Piłka nożna - Liga Okręgowa
Bez fajerwerków, bez emocji, bez goli
Remisem zakończył się sobotni pojedynek bialskiej Stali z przedstawicielem A-klasy Bielsko-Biała, GLKS-em Wilkowice.
Z wyraźnym ofensywnym usposobieniem wyszli na ostatni sparing zawodnicy bialskiej Stali. Już w 3. minucie dobrą okazję miał Jakub Stawicki. Młody zawodnik z bliskiej odległości trafił jednak w bramkarza. Chwilę później oskrzydlającą akcję przeprowadził Kornel Adamus, aczkolwiek pomocnik Stali nie zdecydował się w decydującym momencie na strzał. Wciąż jednak BKS napierał na bramkę wilkowiczan. 10. minuta, Kamil Krzak dośrodkowuje wprost na głowę Jakuba Pilcha, którego lekkie uderzenie łapie golkiper drużyny przeciwnej. Następnie nastąpił jednak czas stagnacji w grze bielszczan.
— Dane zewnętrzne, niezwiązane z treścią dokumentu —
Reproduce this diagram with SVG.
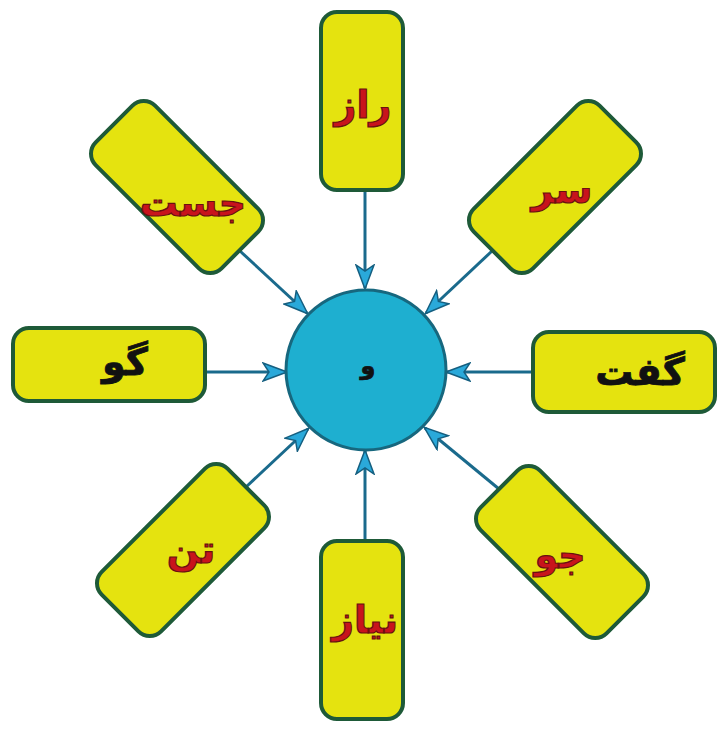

W końcówce pierwszej połowy do siatki BKS-u trafił doskonale znany bielskim kibicom Juraj Dancik. Arbiter po jego efektownym uderzeniu "nożycami" podniósł jednak chorągiewkę – spalony.
Brzydki miała obraz druga część meczu. BKS oddał pole a-klasowiczowi, który kilkukrotnie zagroził bramce Stali, lecz w swych poczynaniach był nieskuteczny. Wynik 0:0 jest jak najbardziej adekwatny do losu potyczki.